La condición humana no deja de asombrarme. De hecho, no pasa un solo día sin que encuentre una razón más poderosa para desear volver a ser un homínido, sin más preocupación que buscar unas cuantas plantas y frutas para alimentarme cada día. Digo esto porque hace unos días me encontré por casualidad en televisión con una noticia que venía a recordarnos uno de los episodios más oscuros y menos conocidos de nuestra historia reciente. El reportaje en cuestión hablaba de los zoológicos humanos, unos museos de la vergüenza que fueron muy populares en algunos países europeos, entre ellos España, en la década de los 40 y los 50. Su origen, sin embargo, se remonta más de 100 años atrás, en torno a 1870, cuando un potente comerciante de animales alemán, Karl Hagenbeck, empezó a montar una serie de espectáculos en los que, además de fieras enjauladas, se mostraban individuos de pueblos considerados exóticos. Así, entre 1877 y 1912 se realizaron unas treinta exposiciones de este tipo en distintos puntos del Viejo Continente, siendo las más conocidas las realizadas en el Jardín Zoológico de Aclimatación de París.

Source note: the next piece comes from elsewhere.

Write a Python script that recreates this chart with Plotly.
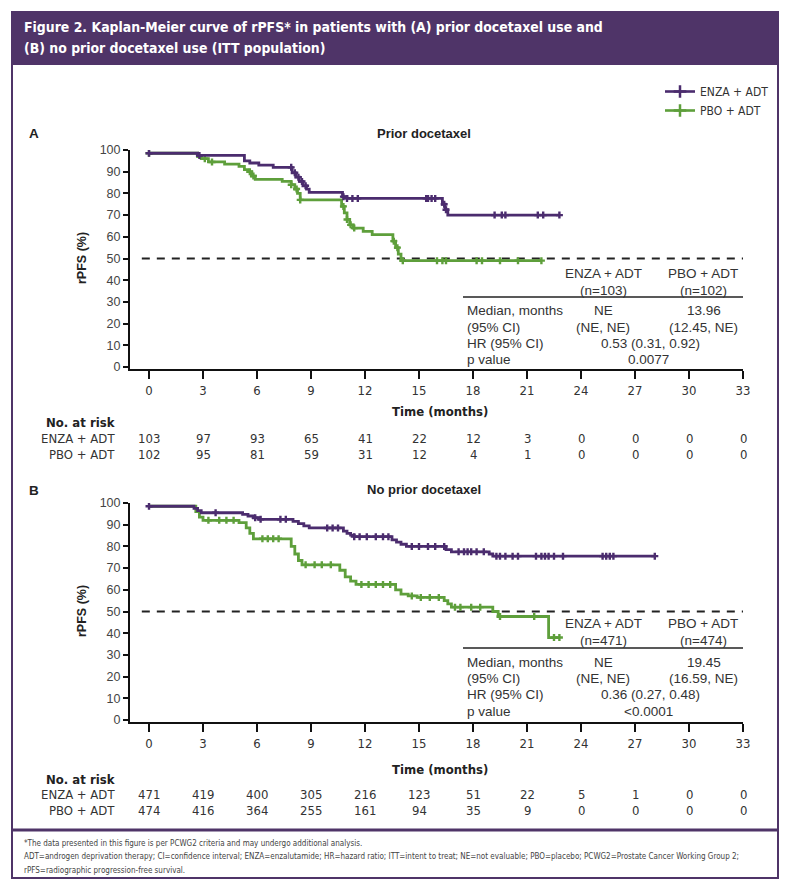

La afluencia de público era masiva y regular, hasta el punto de que las crónicas de la época hablan de un millón de visitas en apenas un año. Los exhibidos más afortunados (muy pocos), generalmente africanos o indígenas sudamericanos, recibían míseras pagas que no les permitían mantenerse, aunque con un poco de suerte podían alimentarse gratis merced a las chocolatinas y otras exquisiteces que les lanzaban los espectadores. En muchos casos, el simple traslado a un clima al que no estaban habituados causaba su muerte. Un ejemplo significativo de estos abominables episodios fue el que protagonizó la conocida como Venus Hotentote, que llegó a Londres en 1810 y causó un enorme escándalo porque los visitantes incluso podían tocar su cuerpo semidesnudo. Tal fue el alboroto que el espectáculo se prohibió y ella fue trasladada a los tribunales, retornando a París, donde había sido exhibida años atrás tras ser capturada en África. Allí, tampoco lo pasó bien. Fue mostrada junto a fieras durante un año y medio más, hasta que murió en 1815, a una temprana edad, por una enfermedad poco precisa (de las llamadas raras, hoy en día).
A su fallecimiento seguramente contribuyó también la humillación que le produjo ser objeto de entretenimiento, junto a la dificultad de adaptarse a un lugar mucho más frío y húmedo. Al morir se le hizo una autopsia, y hasta 1974 sus restos estuvieron expuestos en el Museo del Hombre de la capital francesa. Junto a ella, y más cercano a nosotros, hispanos tolerantes y enemigos del maltrato animal, encontramos al denominado Negro de Bañolas, un imponente guerrero jefe de una tribu africana, cuyo cadáver cayó en manos de dos naturalistas y aventureros franceses (los hermanos Verreaux), que lo disecaron como a un animal y lo vendieron al mejor postor, yendo a parar finalmente al museo Darder de la localidad catalana. Ambos sujetos, como otras tantas víctimas de esos zoológicos humanos de los que casi nadie quiere acordarse, revelan que la mezquindad, la barbarie y la sinrazón han acompañado durante siglos a muchas naciones que se autodenominaron civilizadas, cuando en realidad esos a los que exhibieron y contemplaron durante décadas eran en realidad mucho más civilizados y humanos.